One audience member asked how we could hope to persuade “global giant evil corporations like Apple” to stop building planned obsolescence into everything they make. “You need to move towards a structure where obsolescence is no longer the most economically viable way to deliver,” suggested Cliffe. It was tricky with firms like Apple which have an imperative to offer the latest and best technology. “But you can start to see a recognition that that particular direction of travel is slowing”. Apple, for one, is doing important work in areas like disassembly and recovery of materials – “some of the most advanced work I’ve seen, to be honest” – and so he said the economic case for this kind of thing appears to be growing.
Legislation also seems to be supporting a transition to a circular economy, such as the mandatory guidelines enforced with plastics recycling in the State of California.
McAra-McWilliam thought we needed to see a retro technology movement that would actually re-purpose old things in completely new ways – something very visible in India, she said.

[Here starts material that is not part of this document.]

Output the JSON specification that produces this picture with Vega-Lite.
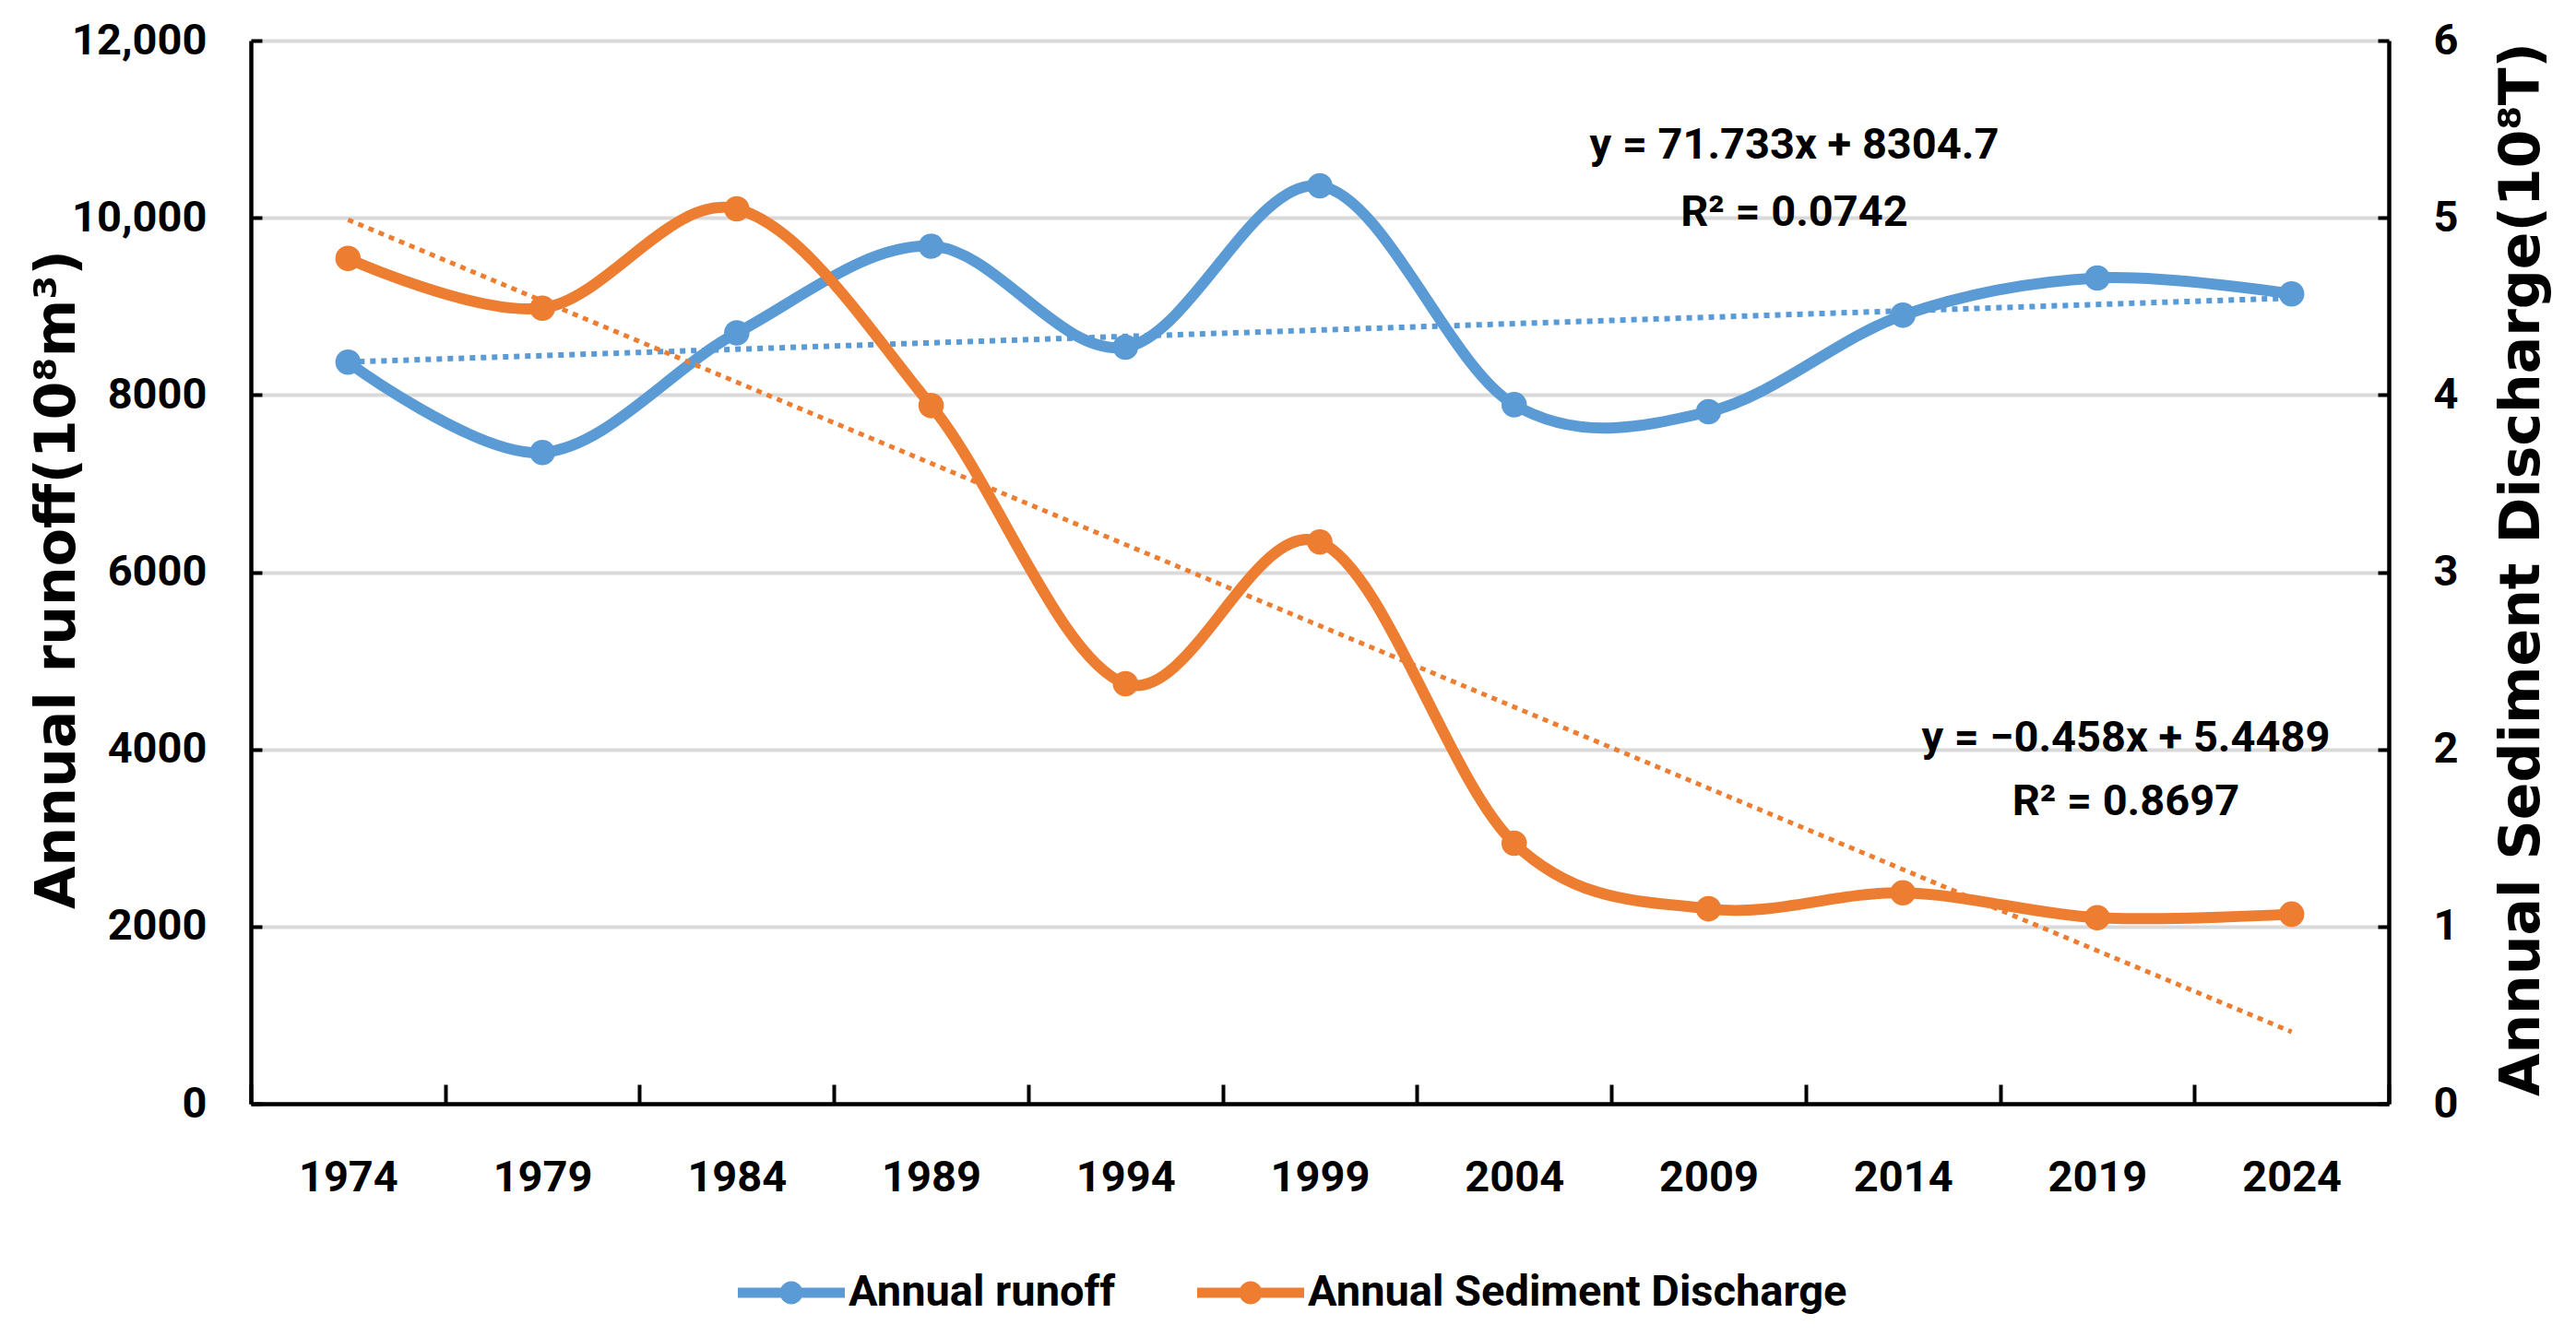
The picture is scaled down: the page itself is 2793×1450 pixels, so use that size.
{
  "$schema": "https://vega.github.io/schema/vega-lite/v6.json",
  "width": 2318,
  "height": 1153,
  "autosize": "none",
  "padding": {"left": 272, "top": 44, "right": 203, "bottom": 253},
  "background": "white",
  "datasets": {
    "series": [
      {"year": 1974, "series": "Annual runoff", "value": 8370},
      {"year": 1979, "series": "Annual runoff", "value": 7350},
      {"year": 1984, "series": "Annual runoff", "value": 8700},
      {"year": 1989, "series": "Annual runoff", "value": 9680},
      {"year": 1994, "series": "Annual runoff", "value": 8540},
      {"year": 1999, "series": "Annual runoff", "value": 10360},
      {"year": 2004, "series": "Annual runoff", "value": 7890},
      {"year": 2009, "series": "Annual runoff", "value": 7810},
      {"year": 2014, "series": "Annual runoff", "value": 8900},
      {"year": 2019, "series": "Annual runoff", "value": 9320},
      {"year": 2024, "series": "Annual runoff", "value": 9140},
      {"year": 1974, "series": "Annual Sediment Discharge", "value": 4.77},
      {"year": 1979, "series": "Annual Sediment Discharge", "value": 4.49},
      {"year": 1984, "series": "Annual Sediment Discharge", "value": 5.05},
      {"year": 1989, "series": "Annual Sediment Discharge", "value": 3.94},
      {"year": 1994, "series": "Annual Sediment Discharge", "value": 2.37},
      {"year": 1999, "series": "Annual Sediment Discharge", "value": 3.17},
      {"year": 2004, "series": "Annual Sediment Discharge", "value": 1.47},
      {"year": 2009, "series": "Annual Sediment Discharge", "value": 1.10},
      {"year": 2014, "series": "Annual Sediment Discharge", "value": 1.19},
      {"year": 2019, "series": "Annual Sediment Discharge", "value": 1.05},
      {"year": 2024, "series": "Annual Sediment Discharge", "value": 1.07}
    ],
    "notes": [
      {"series": "Annual runoff", "year": 2009, "value": 10814, "label": "y = 71.733x + 8304.7"},
      {"series": "Annual runoff", "year": 2009, "value": 10054, "label": "R² = 0.0742"},
      {"series": "Annual Sediment Discharge", "year": 2019, "value": 2.06, "label": "y = −0.458x + 5.4489"},
      {"series": "Annual Sediment Discharge", "year": 2019, "value": 1.70, "label": "R² = 0.8697"}
    ]
  },
  "config": {
    "view": {"stroke": null},
    "axis": {
      "labelFont": "Roboto, sans-serif",
      "labelFontWeight": "bold",
      "labelFontSize": 47,
      "labelColor": "#000000",
      "labelLimit": 0,
      "domainColor": "#000000",
      "domainWidth": 4.5,
      "tickColor": "#000000",
      "tickWidth": 4,
      "gridColor": "#d9d9d9",
      "gridWidth": 4,
      "titleFont": "DejaVu Sans, sans-serif",
      "titleFontWeight": "bold",
      "titleFontSize": 60,
      "titleColor": "#000000",
      "titleLimit": 0
    },
    "legend": {
      "labelFont": "Roboto, sans-serif",
      "labelFontWeight": "bold",
      "labelFontSize": 47,
      "labelColor": "#000000",
      "labelLimit": 0
    }
  },
  "encoding": {
    "x": {
      "field": "year",
      "type": "ordinal",
      "bandPosition": 0.5,
      "scale": {"type": "band", "paddingInner": 0, "paddingOuter": 0},
      "axis": {
        "title": null,
        "labelAngle": 0,
        "tickBand": "extent",
        "tickSize": -21,
        "labelPadding": 78,
        "grid": false
      }
    }
  },
  "layer": [
    {
      "encoding": {
        "y": {
          "field": "value",
          "type": "quantitative",
          "scale": {"domain": [0, 12000], "nice": false},
          "axis": {
            "orient": "left",
            "title": "Annual runoff(10⁸m³)",
            "values": [0, 2000, 4000, 6000, 8000, 10000, 12000],
            "labelExpr": "datum.value >= 10000 ? format(datum.value, ',') : format(datum.value, 'd')",
            "tickSize": -12,
            "labelPadding": 60,
            "grid": true,
            "titleAngle": 270,
            "titleX": -210,
            "titleY": 584,
            "titleAlign": "center",
            "titleBaseline": "middle"
          }
        }
      },
      "layer": [
        {
          "data": {"name": "series"},
          "transform": [{"filter": "datum.series === 'Annual runoff'"}, {"regression": "value", "on": "year", "groupby": ["series"]}],
          "mark": {"type": "line", "strokeWidth": 6, "strokeDash": [6, 6], "strokeCap": "butt"},
          "encoding": {
            "color": {"field": "series", "type": "nominal"}
          }
        },
        {
          "data": {"name": "series"},
          "transform": [{"filter": "datum.series === 'Annual runoff'"}],
          "mark": {"type": "line", "interpolate": "cardinal", "strokeWidth": 12, "strokeCap": "round", "strokeJoin": "round", "point": {"filled": true, "size": 760, "opacity": 1}},
          "encoding": {
            "color": {
              "field": "series",
              "type": "nominal",
              "scale": {"domain": ["Annual runoff", "Annual Sediment Discharge"], "range": ["#5B9BD5", "#ED7D31"]},
              "legend": {
                "title": null,
                "orient": "none",
                "direction": "horizontal",
                "legendX": 528,
                "legendY": 1300,
                "padding": 0,
                "columnPadding": 88,
                "labelOffset": 4,
                "symbolType": "M-1,-0.095H1V0.095H-1Z M0.215,0A0.215,0.215,0,1,1,-0.215,0A0.215,0.215,0,1,1,0.215,0Z",
                "symbolSize": 13456,
                "symbolStrokeWidth": 0,
                "symbolOpacity": 1,
                "encode": {
                  "symbols": {
                    "update": {
                      "fill": {"scale": "color", "field": "value"},
                      "stroke": {"value": "transparent"},
                      "opacity": {"value": 1}
                    }
                  }
                }
              }
            }
          }
        },
        {
          "data": {"name": "notes"},
          "transform": [{"filter": "datum.series === 'Annual runoff'"}],
          "mark": {"type": "text", "dx": 93, "align": "center", "baseline": "middle", "font": "Roboto, sans-serif", "fontWeight": "bold", "fontSize": 47, "color": "#000000"},
          "encoding": {"text": {"field": "label"}}
        }
      ]
    },
    {
      "encoding": {
        "y": {
          "field": "value",
          "type": "quantitative",
          "scale": {"domain": [0, 6], "nice": false},
          "axis": {
            "orient": "right",
            "title": "Annual Sediment Discharge(10⁸T)",
            "values": [0, 1, 2, 3, 4, 5, 6],
            "tickSize": -12,
            "labelPadding": 60,
            "grid": false,
            "titleAngle": 270,
            "titleX": 144,
            "titleY": 573,
            "titleAlign": "center",
            "titleBaseline": "middle"
          }
        }
      },
      "layer": [
        {
          "data": {"name": "series"},
          "transform": [{"filter": "datum.series === 'Annual Sediment Discharge'"}, {"regression": "value", "on": "year", "groupby": ["series"]}],
          "mark": {"type": "line", "strokeWidth": 5, "strokeDash": [6, 6], "strokeCap": "butt"},
          "encoding": {
            "color": {"field": "series", "type": "nominal"}
          }
        },
        {
          "data": {"name": "series"},
          "transform": [{"filter": "datum.series === 'Annual Sediment Discharge'"}],
          "mark": {"type": "line", "interpolate": "cardinal", "strokeWidth": 12, "strokeCap": "round", "strokeJoin": "round", "point": {"filled": true, "size": 760, "opacity": 1}},
          "encoding": {
            "color": {"field": "series", "type": "nominal"}
          }
        },
        {
          "data": {"name": "notes"},
          "transform": [{"filter": "datum.series === 'Annual Sediment Discharge'"}],
          "mark": {"type": "text", "dx": 31, "align": "center", "baseline": "middle", "font": "Roboto, sans-serif", "fontWeight": "bold", "fontSize": 47, "color": "#000000"},
          "encoding": {"text": {"field": "label"}}
        }
      ]
    }
  ],
  "resolve": {"scale": {"y": "independent"}}
}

Companies would have to be encouraged not to make products completely obsolescent but to allow them to still be usable in limited ways.
The way we consume transport and accommodation is certainly changing very rapidly, as Cliffe noted, and it seems that all kinds of businesses are switching onto the fact that changing economic conditions mean there’s certainly less disposable income around than there has been for a while. “Most of these digital/servitised/circular ways of doing business are just cresting over the hype cycle”, he suggested, so it’s an exciting time to be working in this field and making it happen.